Happy #femalefilmmakerfriday everyone!
In honor of Peruvian Independence Day this past 28th of July, I am proud to bring you our first interview with Peruvian first-time filmmaker MELINA LEÓN.
Melina talked to me about her magnificent first feature CANCIÓN SIN NOMBRE (Song Without A Name) which premiered at the Director’s Fortnight section in Cannes last year and went all around the world in the festival circuit gathering several awards.
Based on a true story, CANCIÓN SIN NOMBRE follows Georgina, a young woman from the Andes whose newborn daughter is stolen at a fake health clinic. Her desperate search for the child leads her to the headquarters of a major newspaper, where she meets Pedro Campos, a lonely journalist who takes on the investigation.
The film is opening in the US this upcoming August 7th through Film Movement’s Virtual Cinema platform. Do yourself a favor and do not miss the chance to watch this incredible directorial debut!
Let’s get on with the interview!
Film Mamma (FM): The story is harrowing and fascinating, it is based on real events. How did you find this story?
Melina León (ML): My dad was one of the journalists who wrote about this case back in the 80s in Peru. I was about to finish grad school in NY and was looking for a story for my first feature when he called me to say he had spoken with a French woman who wanted to meet him because she was one of the babies that got kidnapped in those days.
FM: How did you decide you wanted this story to be your first feature?
ML: I thought it was incredible to witness the whole situation. The mysterious woman approaching my dad, the abuse and suffering her mother went through, her own suffering, the suffering of our country and its indigenous population (the majority of us).
FM: How long did you work on this film from inception to completion?
ML: Around 9-10 years.
FM: How did you manage to pay rent and live while working on your film?
ML: I love this question, nobody ever asks. I did it by working way too much! After work then work and then on the weekends. Thank God I love what we do.
FM: How long did it take you to work on the screenplay? How many drafts did you write?
ML: We spent years with the script, but of course most of it was downtime since both my co-writer and I were working full time on other things. We wrote many drafts, can’t remember a number.
FM: How did you go about attaching a producer?
ML: I attached myself! I’m the lead producer! Then it was a matter of convincing Rolando Toledo from La Mula Producciones in Peru to help us out. And then the help of Inti (the DP) and Michael (the co-writer) was voluntary, they helped me all along so they deserved the credit. Also Maria Carlota Bruno from Brasil (Inti convinced her), she became an associate producer, and my thesis short film convinced my good friends in New York with Torch Films.
FM: What was the budget for the film and how did you finance it?
FM: How did you find your actors?
ML: I went to Villa el Salvador, a huge neighborhood south of Lima. It’s the place that inspires the film. It’s an impoverished neighborhood that oddly has many local theaters, mainly for the children and youth (oddly or actually because they were run by progressives for many years.) I went to one of the most important ones, called Arena y Esteras and they dug the idea and accepted that I would do the casting there.
FM: How many shoot days did you have?
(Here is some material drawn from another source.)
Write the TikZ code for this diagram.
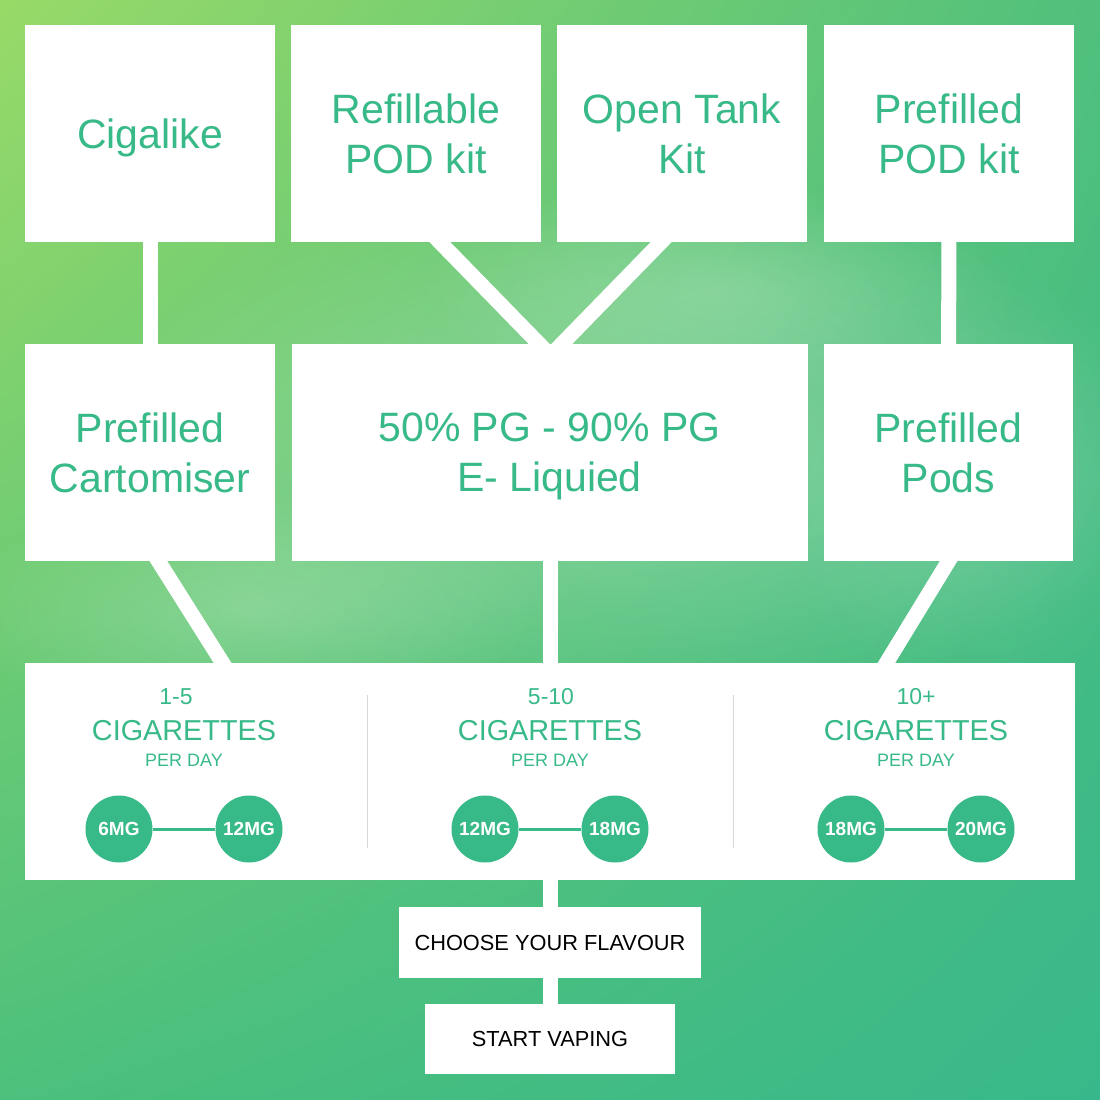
\documentclass[tikz,border=0pt]{standalone}
\usepackage{fontspec}
\setmainfont{Liberation Sans}
\usetikzlibrary{calc,fadings,shadings}
\definecolor{tg}{RGB}{56,185,136}
\definecolor{bgul}{RGB}{152,218,104}
\definecolor{bgur}{RGB}{80,192,124}
\definecolor{bgll}{RGB}{76,192,124}
\definecolor{bglr}{RGB}{56,184,138}
\definecolor{divgray}{RGB}{215,215,215}
\tikzfading[name=fuzzy, inner color=transparent!0, outer color=transparent!100]
\pgfdeclarelayer{bgl}
\pgfdeclarelayer{conn}
\pgfsetlayers{bgl,conn,main}
\tikzset{
  bigbox/.style={fill=white, inner sep=0pt, minimum height=217pt, text=tg,
    font=\fontsize{41}{50}\selectfont, align=center, text depth=0pt},
  smallbox/.style={fill=white, inner sep=0pt, minimum height=71pt, text=black,
    font=\fontsize{21.8}{25}\selectfont},
  conn/.style={draw=white, line width=15pt},
  mgcirc/.style={circle, fill=tg, minimum size=67pt, inner sep=0pt, text=white,
    font=\bfseries\fontsize{19}{22}\selectfont},
  mgline/.style={draw=tg, line width=3pt},
  counttxt/.style={text=tg, font=\fontsize{23}{26}\selectfont, inner sep=0pt},
  cigtxt/.style={text=tg, font=\fontsize{28.8}{32}\selectfont, inner sep=0pt},
  pertxt/.style={text=tg, font=\fontsize{18}{20}\selectfont, inner sep=0pt},
  divline/.style={draw=divgray, line width=1pt}
}
\begin{document}
\begin{tikzpicture}[x=1pt,y=-1pt]
\useasboundingbox (0,0) rectangle (1100,1100);
\begin{pgfonlayer}{bgl}
  \shade[upper left=bgul, upper right=bgur, lower left=bgll, lower right=bglr]
    (0,0) rectangle (1100,1100);
  \fill[white, opacity=0.28, path fading=fuzzy] (620,450) ellipse [x radius=560, y radius=260];
  \fill[white, opacity=0.22, path fading=fuzzy] (250,610) ellipse [x radius=300, y radius=120];
  \fill[white, opacity=0.18, path fading=fuzzy] (720,290) ellipse [x radius=300, y radius=110];
  \fill[white, opacity=0.12, path fading=fuzzy] (980,500) ellipse [x radius=200, y radius=200];
\end{pgfonlayer}

% row 1
\node[bigbox, minimum width=250pt] (cig)    at (150,133.5) {Cigalike};
\node[bigbox, minimum width=250pt] (refill) at (416,133.5) {Refillable\\POD kit};
\node[bigbox, minimum width=250pt] (tank)   at (682,133.5) {Open Tank\\Kit};
\node[bigbox, minimum width=250pt] (ppod)   at (949,133.5) {Prefilled\\POD kit};
% row 2
\node[bigbox, minimum width=250pt] (cart) at (150,452.5) {Prefilled\\Cartomiser};
\node[bigbox, minimum width=516pt] (mid)  at (549.5,452.5) {50\% PG - 90\% PG\\E- Liquied};
\node[bigbox, minimum width=249pt] (pods) at (948.5,452.5) {Prefilled\\Pods};
% row 3
\node[fill=white, inner sep=0pt, minimum width=1050pt, minimum height=217pt] (bottom) at (550,771.5) {};
% bottom steps
\node[smallbox, minimum width=302pt] (choose) at (550,942.5) {CHOOSE YOUR FLAVOUR};
\node[smallbox, minimum width=250pt, minimum height=70pt] (start) at (550,1039) {START VAPING};

% row 3 contents
\node[counttxt] (n1) at (176,697) {1-5};
\node[cigtxt]   (c1) at (184,731) {CIGARETTES};
\node[pertxt]   (p1) at (184,760) {PER DAY};
\node[counttxt] (n2) at (551,697) {5-10};
\node[cigtxt]   (c2) at (550,731) {CIGARETTES};
\node[pertxt]   (p2) at (550,760) {PER DAY};
\node[counttxt] (n3) at (916,697) {10+};
\node[cigtxt]   (c3) at (916,731) {CIGARETTES};
\node[pertxt]   (p3) at (916,760) {PER DAY};

\node[mgcirc] (m1a) at (119,829) {6MG};
\node[mgcirc] (m1b) at (249,829) {12MG};
\node[mgcirc] (m2a) at (485,829) {12MG};
\node[mgcirc] (m2b) at (615,829) {18MG};
\node[mgcirc] (m3a) at (851,829) {18MG};
\node[mgcirc] (m3b) at (981,829) {20MG};
\draw[mgline] (m1a) -- (m1b);
\draw[mgline] (m2a) -- (m2b);
\draw[mgline] (m3a) -- (m3b);

\coordinate (d1t) at (367,695);
\coordinate (d1b) at (367,848);
\coordinate (d2t) at (733,695);
\coordinate (d2b) at (733,848);
\draw[divline] (d1t) -- (d1b);
\draw[divline] (d2t) -- (d2b);

% connectors (behind boxes)
\begin{pgfonlayer}{conn}
  \draw[conn] (cig.center) -- (cart.center);
  \draw[conn] (ppod.center) -- (pods.center);
  \coordinate (a1) at ([xshift=24pt]refill.south);
  \coordinate (a2) at ([xshift=-10.5pt]mid.north);
  \coordinate (b1) at ([xshift=-21pt]tank.south);
  \coordinate (b2) at ([xshift=12.5pt]mid.north);
  \draw[conn] ($(a1)!-0.15!(a2)$) -- ($(a2)!-0.15!(a1)$);
  \draw[conn] ($(b1)!-0.15!(b2)$) -- ($(b2)!-0.15!(b1)$);
  \coordinate (e1) at ([xshift=8.5pt]cart.south);
  \coordinate (e2) at ([xshift=-327.5pt]bottom.north);
  \coordinate (f1) at (pods.south);
  \coordinate (f2) at ([xshift=336.5pt]bottom.north);
  \draw[conn] ($(e1)!-0.15!(e2)$) -- ($(e2)!-0.15!(e1)$);
  \draw[conn] ($(f1)!-0.15!(f2)$) -- ($(f2)!-0.15!(f1)$);
  \draw[conn] (bottom.north |- mid.center) -- (bottom.center);
  \draw[conn] (bottom.center) -- (choose.center);
  \draw[conn] (choose.center) -- (start.center);
\end{pgfonlayer}
\end{tikzpicture}
\end{document}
How did you approach the shooting schedule?
ML: 31 days of shooting in 5 weeks. Our director of production, Marco Moscoso, made it possible. WIth the DP and AD we had to cut out so many scenes during shooting, but the film survived because we were very careful with these cuts. We also tried to do things chronologically as much as possible.
FM: Your camera language is beautiful, the light, the pace, the framing. This is the second time you work with Inti Briones, tell us about the process of finding your language for this film.
ML: It’s hard to describe how intuitive processes work. All I can say is that we share a point of view with Inti about how we see the world. We share the common experience of growing up in Peru in the 80s and 90s. With all of that, we watched films together and discussed our preferences and phobias, etc.
FM: What was your favorite moment during the shoot?
ML: When the entire crew had to run downhill to get a shot in one take when Georgina was in the “pasacalle”. The commitment of the crew in that moment was beautiful and deep.
FM: What is the most important lesson you learned during production?
ML: Always hire Marco Moscoso. He is a calm, poetic and grounded producer.
FM: If there is one advice you can give to first-time filmmakers as they embark on their feature projects, what would it be?
ML: It takes the same amount of time and effort to make a good film and a bad film. It’s almost a choice.
FM: What obstacles have you found as a woman director and how did you overcome them?
ML: Macho men not taking your humanity in consideration, let alone your work! Macho men plus women who think like them, talking behind your back during a shoot or elsewhere. The remedy is to have in place friends willing to stop them, the courage to stop them yourself and joining feminist organizations to help yourself and others. Talk about it, think about it, discuss, read. Face the violence coming at you every day and then use your creativity to contribute to change this world entirely.
Thank you so much Melina for sharing your experience with us. I hope you lovely readers find this interview helpful as you embark on your own projects!
I cannot wait to see what Melina does next, buen viento and all the success in your future projects!